Abstract

This study develops a stress-testing framework to assess liquidity risk of banks, where liquidity and default risks can stem from the crystallisation of market risk arising from a prolonged period of negative asset price shocks. In the framework, exogenous asset price shocks increase banks’ liquidity risk through three channels. First, severe mark-to-market losses on the banks’ assets increase banks’ default risk and thus induce significant deposits outflows. Secondly, the ability to generate liquidity from asset sales continues to evaporate due to the shocks. Thirdly, banks are exposed to contingent liquidity risk, as the likelihood of drawdowns on their irrevocable commitments increases in such stressful financial environments. In the framework, the linkage between market and default risks of banks is implemented using a Merton-type model, while the linkage between default risk and deposit outflows is estimated econometrically. Contagion risk is also incorporated through banks’ linkage in the interbank and capital markets.
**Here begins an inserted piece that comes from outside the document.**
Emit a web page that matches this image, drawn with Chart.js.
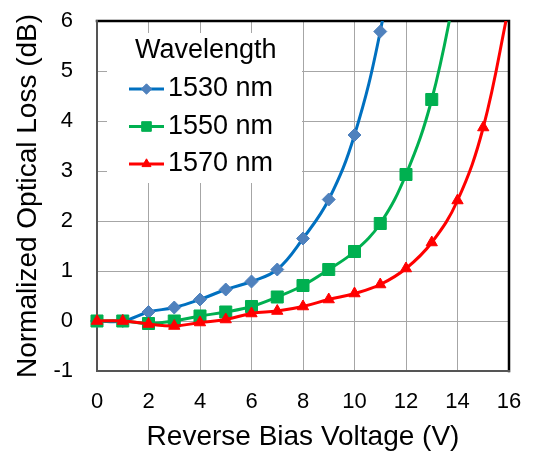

Using the Monte Carlo method, the framework quantifies liquidity risk of individual banks by estimating the expected cash-shortage time and the expected default time. Based on publicly available data as at the end of 2007, the framework is applied to a group of banks in Hong Kong. The simulation results suggest that liquidity risk of the banks would be contained in the face of a prolonged period of asset price shocks. However, some banks would be vulnerable when such shocks coincide with interest rate hikes due to monetary tightening. Such tightening is, however, relatively unlikely in a context of such shocks.